The journalism industry hasn’t had a great year, in part due to declining digital ad sales across the board. But The Messenger’s implosion is shockingly egregious, even in a time when 3,000 journalists have been laid off in the last year.

Founded by Jimmy Finkelstein (the former owner of The Hollywood Reporter and The Hill), The Messenger had lost about $38 million of its startup capital and only generated $3 million by late last year, per The New York Times. At launch, Finkelstein claimed the company would grow to make $100 million in revenue after its first year, but it only lasted about nine months.

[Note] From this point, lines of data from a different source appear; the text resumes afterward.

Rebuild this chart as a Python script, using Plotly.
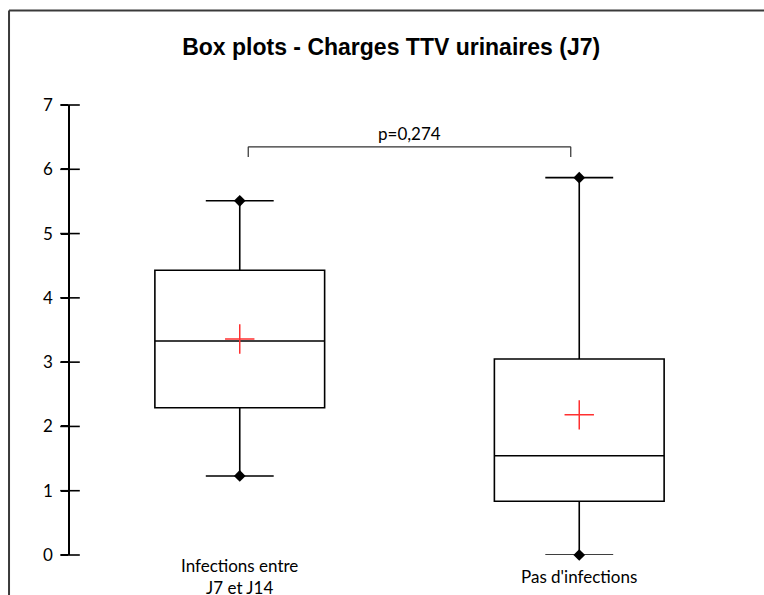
import plotly.graph_objects as go

# ---- data ----
categories = ["Infections entre<br>J7 et J14", "Pas d'infections"]
minimum = [1.23, 0.0]
q1 = [2.29, 0.835]
median = [3.33, 1.545]
q3 = [4.43, 3.05]
maximum = [5.51, 5.87]
mean = [3.36, 2.18]
y_ticks = [0, 1, 2, 3, 4, 5, 6, 7]
p_value_text = "p=0,274"
title_text = "<b>Box plots - Charges TTV urinaires (J7)</b>"

LABEL_FONT = dict(family="Lato, Open Sans, sans-serif", size=17, color="black")

x_pos = list(range(len(categories)))
x_range = [-0.5, len(categories) - 0.5]

fig = go.Figure()

fig.add_trace(go.Box(
    x=x_pos, q1=q1, median=median, q3=q3,
    lowerfence=minimum, upperfence=maximum,
    boxpoints=False, width=0.5, whiskerwidth=0.4,
    fillcolor="white", line=dict(color="black", width=1.6),
    hoverinfo="skip", showlegend=False,
))

# whisker end diamonds
fig.add_trace(go.Scatter(
    x=x_pos + x_pos, y=minimum + maximum, mode="markers",
    marker=dict(symbol="diamond", size=9, color="black"),
    cliponaxis=False, hoverinfo="skip", showlegend=False,
))

# mean crosses
fig.add_trace(go.Scatter(
    x=x_pos, y=mean, mode="markers",
    marker=dict(symbol="cross-thin", size=21, color="#ff3030",
                line=dict(color="#ff3030", width=1.5)),
    hoverinfo="skip", showlegend=False,
))

# cross-style tick marks centred on the y axis line
fig.add_trace(go.Scatter(
    x=[x_range[0]] * len(y_ticks), y=y_ticks, mode="markers",
    marker=dict(symbol="line-ew", size=14, color="black",
                line=dict(color="black", width=1.6)),
    cliponaxis=False, hoverinfo="skip", showlegend=False,
))

# significance bracket
bx0, bx1, by_top, by_leg = 0.025, 0.975, 6.35, 6.19
bracket = dict(type="line", xref="x", yref="y",
               line=dict(color="#303030", width=1.2))
fig.add_shape(**bracket, x0=bx0, x1=bx0, y0=by_leg, y1=by_top)
fig.add_shape(**bracket, x0=bx0, x1=bx1, y0=by_top, y1=by_top)
fig.add_shape(**bracket, x0=bx1, x1=bx1, y0=by_top, y1=by_leg)
fig.add_annotation(x=0.5, y=6.56, xref="x", yref="y", text=p_value_text,
                   showarrow=False, font=LABEL_FONT, yanchor="middle")

# chart frame (left and top edges)
frame = dict(type="line", xref="paper", yref="paper",
             line=dict(color="#3a3a3a", width=2))
fig.add_shape(**frame, x0=-0.0898, x1=-0.0898, y0=-0.2, y1=1.21)
fig.add_shape(**frame, x0=-0.0898, x1=1.03, y0=1.21, y1=1.21)

# category labels
for i, c in zip(x_pos, categories):
    fig.add_annotation(x=i, y=0, xref="x", yref="paper", text=c,
                       showarrow=False, font=LABEL_FONT,
                       yanchor="middle", yshift=-21)

fig.update_layout(
    width=764, height=595,
    margin=dict(l=70, r=15, t=105, b=40),
    paper_bgcolor="white", plot_bgcolor="white",
    title=dict(text=title_text, x=0.512, xref="container", xanchor="center",
               y=1 - 47 / 595, yanchor="middle",
               font=dict(family="Liberation Sans, Arial, sans-serif", size=23,
                         color="black")),
    xaxis=dict(range=x_range, showticklabels=False,
               showline=False, ticks="", showgrid=False, zeroline=False),
    yaxis=dict(range=[0, 7], tickvals=y_ticks, ticks="outside", ticklen=7,
               tickwidth=1.6, tickcolor="black", showline=True,
               linecolor="black", linewidth=1.6, showgrid=False,
               zeroline=False, tickfont=LABEL_FONT, ticklabelstandoff=5),
    showlegend=False,
)

fig.write_html(
    "out.html",
    config={"displayModeBar": False},
    post_script="document.body.style.margin='0';"
                "document.body.style.overflow='hidden';",
)
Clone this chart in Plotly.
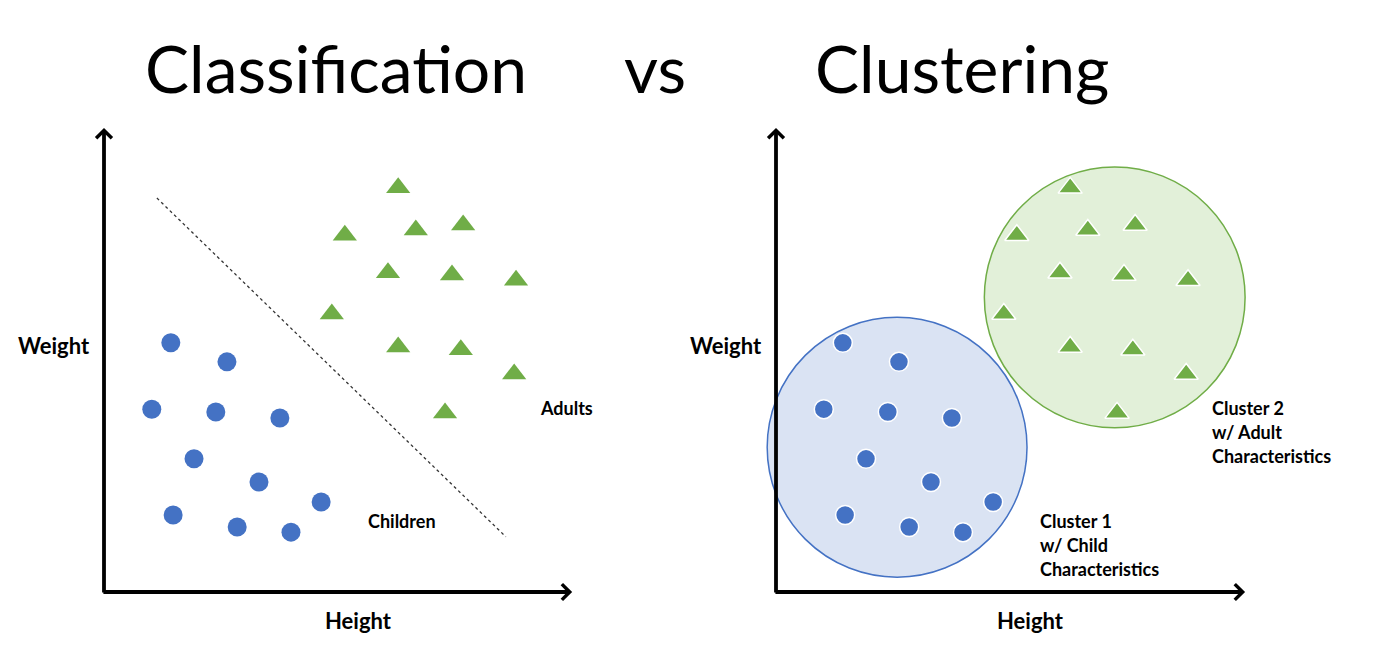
import plotly.graph_objects as go

# ---------------- data (Height / Weight, arbitrary units) ----------------
children_height = [14.4, 26.5, 10.3, 24.1, 37.9, 19.4, 33.4, 46.8, 14.9, 28.7, 40.3]
children_weight = [53.7, 49.6, 39.4, 38.8, 37.5, 28.7, 23.7, 19.4, 16.6, 14.0, 12.9]

adults_height = [63.4, 51.9, 67.2, 77.4, 61.2, 75.0, 88.8, 49.1, 63.4, 76.9, 88.4, 73.5]
adults_weight = [87.1, 76.9, 78.0, 79.1, 68.8, 68.3, 67.2, 59.9, 52.8, 52.2, 47.0, 38.6]

# decision boundary (classification)
boundary_height = [11.4, 86.6]
boundary_weight = [84.9, 11.9]

# clusters: centre (height, weight) and radius
cluster_names = ["Cluster 1", "Cluster 2"]
cluster_center_height = [26.1, 73.0]
cluster_center_weight = [31.2, 63.5]
cluster_radius = [28.0, 28.1]

# ---------------- styling / layout constants ----------------
W, H = 1400, 650
PX = 4.64                  # pixels per data unit
ORIGIN_L, ORIGIN_R, BASE = 104, 776, 592
PAD = 5
XMAX_L, XMAX_R, YMAX = 100.9, 101.1, 100.0

BLUE = "#4472C4"
GREEN = "#70AD47"
BLUE_FILL = "#DAE3F3"
GREEN_FILL = "#E2F0D9"
FONT = "Lato, 'Open Sans', sans-serif"

def xdom(origin):
    return [(origin - PAD * PX) / W, (origin + (100 + PAD) * PX) / W]

ydom = [(H - (BASE + PAD * PX)) / H, (H - (BASE - (100 + PAD) * PX)) / H]

def px_x(p):
    return p / W

def px_y(p):
    return (H - p) / H

fig = go.Figure()

for xa, ya, outline in (("x", "y", 0), ("x2", "y2", 1.5)):
    fig.add_trace(go.Scatter(
        x=children_height, y=children_weight, xaxis=xa, yaxis=ya,
        mode="markers", name="Children", showlegend=False,
        marker=dict(symbol="circle", size=19, color=BLUE,
                    line=dict(color="white", width=outline)),
        hoverinfo="skip"))
    fig.add_trace(go.Scatter(
        x=adults_height, y=adults_weight, xaxis=xa, yaxis=ya,
        mode="markers", name="Adults", showlegend=False,
        marker=dict(symbol="triangle-up", size=21, color=GREEN,
                    line=dict(color="white", width=outline)),
        hoverinfo="skip"))

fig.add_trace(go.Scatter(
    x=boundary_height, y=boundary_weight, xaxis="x", yaxis="y",
    mode="lines", showlegend=False, hoverinfo="skip",
    line=dict(color="#333333", width=1.3, dash="dot")))

# cluster circles
fills = [BLUE_FILL, GREEN_FILL]
lines = [BLUE, GREEN]
shapes = []
for i in range(len(cluster_names)):
    cx, cy, r = cluster_center_height[i], cluster_center_weight[i], cluster_radius[i]
    shapes.append(dict(type="circle", xref="x2", yref="y2",
                       x0=cx - r, x1=cx + r, y0=cy - r, y1=cy + r,
                       fillcolor=fills[i], line=dict(color=lines[i], width=1.5),
                       layer="below"))

annotations = []
# axis arrows
for xr, yr, xmax in (("x", "y", XMAX_L), ("x2", "y2", XMAX_R)):
    annotations.append(dict(x=xmax, y=0, ax=-0.45, ay=0, xref=xr, yref=yr,
                            axref=xr, ayref=yr, text="", showarrow=True,
                            arrowhead=4, arrowsize=0.8, arrowwidth=3.8,
                            arrowcolor="black"))
    annotations.append(dict(x=0, y=YMAX, ax=0, ay=-0.45, xref=xr, yref=yr,
                            axref=xr, ayref=yr, text="", showarrow=True,
                            arrowhead=4, arrowsize=0.8, arrowwidth=3.8,
                            arrowcolor="black"))

def label(text, xp, yp, size, xanchor="center"):
    annotations.append(dict(text=text, x=px_x(xp), y=px_y(yp), xref="paper", yref="paper",
                            showarrow=False, xanchor=xanchor, yanchor="middle",
                            font=dict(family=FONT, size=size, color="black")))

for off in (0, ORIGIN_R - ORIGIN_L):
    label("<b>Weight</b>", 54 + off, 345, 22)
    label("<b>Height</b>", 358 + off, 620, 22)

label("<b>Adults</b>", 538, 408, 18, "left")
label("<b>Children</b>", 366, 521, 18, "left")

cluster_lines = [["Cluster 1", "w/ Child", "Characteristics"],
                 ["Cluster 2", "w/ Adult", "Characteristics"]]
cluster_label_pos = [(1038, 521), (1210, 408)]
for lines_txt, (lx, ly) in zip(cluster_lines, cluster_label_pos):
    for k, t in enumerate(lines_txt):
        label("<b>%s</b>" % t, lx, ly + k * 24, 18, "left")

# titles
for txt, xc in (("Classification", 336), ("vs", 655), ("Clustering", 962)):
    annotations.append(dict(text=txt, x=px_x(xc), y=px_y(67), xref="paper", yref="paper",
                            showarrow=False, xanchor="center", yanchor="middle",
                            font=dict(family=FONT, size=66, color="black")))

ax_common = dict(visible=False, showgrid=False, zeroline=False, fixedrange=True)
fig.update_layout(
    width=W, height=H, margin=dict(l=0, r=0, t=0, b=0),
    paper_bgcolor="white", plot_bgcolor="rgba(0,0,0,0)",
    xaxis=dict(domain=xdom(ORIGIN_L), range=[-PAD, 100 + PAD], **ax_common),
    yaxis=dict(domain=ydom, range=[-PAD, 100 + PAD], **ax_common),
    xaxis2=dict(domain=xdom(ORIGIN_R), range=[-PAD, 100 + PAD], anchor="y2", **ax_common),
    yaxis2=dict(domain=ydom, range=[-PAD, 100 + PAD], anchor="x2", **ax_common),
    shapes=shapes, annotations=annotations, showlegend=False,
)

fig.write_html("out.html", config={"displayModeBar": False},
               post_script="document.body.style.margin='0';")
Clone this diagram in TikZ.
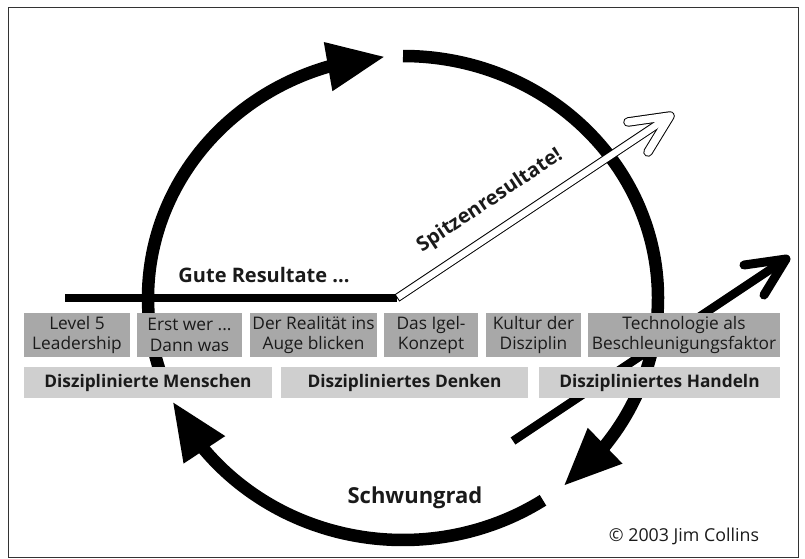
\documentclass[tikz,border=0pt]{standalone}
\usepackage{fontspec}
\setmainfont{Open Sans}
\usetikzlibrary{arrows.meta,bending}
\definecolor{boxdark}{HTML}{A8A8A8}
\definecolor{boxlight}{HTML}{CFCFCF}
\definecolor{txt}{HTML}{1A1A1A}
\begin{document}
\begin{tikzpicture}[x=1pt,y=-1pt,
  wheel/.style={line width=12.5pt, -{Triangle[length=58pt,width=46pt]}},
  darkbox/.style={fill=boxdark, text=txt, inner sep=0pt, minimum height=44pt, align=center, font=\fontsize{17.3}{20.5}\selectfont},
  lightbox/.style={fill=boxlight, text=txt, inner sep=0pt, minimum height=31pt, font=\bfseries\fontsize{17.3}{20}\selectfont},
  lbl/.style={font=\bfseries\fontsize{20}{24}\selectfont, text=txt}]
\useasboundingbox (0,0) rectangle (805,558);
\draw[line width=1pt, black!80] (8,7) rectangle (798,557);

% diagonal black arrow (behind boxes)
\coordinate (dA) at (513,441);
\coordinate (dT) at (786,259);
\coordinate (dB1) at (744,265);
\coordinate (dB2) at (764,295);
\draw[line width=8.5pt] (dA) -- (dT);
\draw[line width=9pt, line cap=round, line join=round] (dB1) -- (dT) -- (dB2);

% flywheel arcs
\coordinate (c) at (403,298);
\draw[wheel] ([shift={(199:255pt and 242pt)}]c) arc[start angle=199, end angle=94, x radius=255pt, y radius=242pt];
\draw[wheel] ([shift={(90:255pt and 242pt)}]c) arc[start angle=90, end angle=-51, x radius=255pt, y radius=242pt];
\draw[wheel] ([shift={(-56.7:255pt and 242pt)}]c) arc[start angle=-56.7, end angle=-154.7, x radius=255pt, y radius=242pt];

% boxes
\node[darkbox, minimum width=106pt] (b1) at (77,335) {Level 5\\Leadership};
\node[darkbox, minimum width=105pt] (b2) at (189.5,335) {Erst wer ...\\Dann was};
\node[darkbox, minimum width=127pt] (b3) at (313.5,335) {Der Realität ins\\Auge blicken};
\node[darkbox, minimum width=94pt] (b4) at (431,335) {Das Igel-\\Konzept};
\node[darkbox, minimum width=95pt] (b5) at (533.5,335) {Kultur der\\Disziplin};
\node[darkbox, minimum width=192pt] (b6) at (684,335) {Technologie als\\Beschleunigungsfaktor};
\node[lightbox, minimum width=248pt] (c1) at (148,382.5) {Disziplinierte Menschen};
\node[lightbox, minimum width=247pt] (c2) at (404.5,382.5) {Diszipliniertes Denken};
\node[lightbox, minimum width=241pt] (c3) at (659.5,382.5) {Diszipliniertes Handeln};

% good results line and white arrow
\coordinate (g0) at (65,298);
\coordinate (g1) at (397,298);
\coordinate (wT) at (670,116);
\coordinate (wB1) at (628,122);
\coordinate (wB2) at (648,152);
\draw[line width=8pt] (g0) -- (g1);
\draw[line width=8.5pt] (g1) -- (wT);
\draw[line width=9.5pt, line cap=round, line join=round] (wB1) -- (wT) -- (wB2);
\draw[white, line width=6.5pt, shorten <=1pt] (g1) -- (wT);
\draw[white, line width=7.5pt, line cap=round, line join=round] (wB1) -- (wT) -- (wB2);

% labels
\node[lbl, rotate=33.7] (sp) at (490,201) {Spitzenresultate!};
\node[lbl] (gr) at (264,275) {Gute Resultate ...};
\node[lbl, font=\bfseries\fontsize{22}{26}\selectfont] (sw) at (415,498) {Schwungrad};
\node[text=txt, font=\fontsize{17.8}{21}\selectfont] (cp) at (684,536) {© 2003 Jim Collins};
\end{tikzpicture}
\end{document}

The Messenger had been trying to raise additional capital in the hours leading up to its demise. But it failed to secure the funding it needed, which raises the question of why the publication needed to raise more money so soon, anyway.

“Over the last few weeks, literally until last night, we exhausted every option available and have endeavored to raise sufficient capital to reach profitability,” Finkelstein wrote. “Unfortunately, we have been unable to do so, which is why we haven’t shared the news with you until now. This is truly the last thing I wanted, and I am deeply sorry.”

Like pretty much every other company that has conducted layoffs in the last few years, Finkelstein cited vague “economic headwinds” in his note to staff about the closure (which, we cannot emphasize enough, came after staff learned that they lost their jobs from a New York Times article). Still, Finkelstein has not addressed just how it’s possible to burn through so much money so quickly.

From the get-go, media experts were skeptical of The Messenger’s game plan, which was to leverage social media referral traffic to generate ad revenue. This strategy for a media business might have worked 15 years ago, but this isn’t the era of the BuzzFeed boom (just look at that company’s stock price). At launch, Nieman Lab noted that The Messenger was publishing a new story every two minutes, some of which were only one sentence long. Though Finkelstein’s ambitions to build a large-scale, unbiased media machine were lofty, they were ultimately doomed to fail. Sadly, that failure means financial uncertainty and precarious healthcare coverage for its workers.

“I cannot fathom doing this to anyone,” wrote former Messenger staffer Madeline Fitzgerald on X. “I don’t [know] why you would treat employees like this.”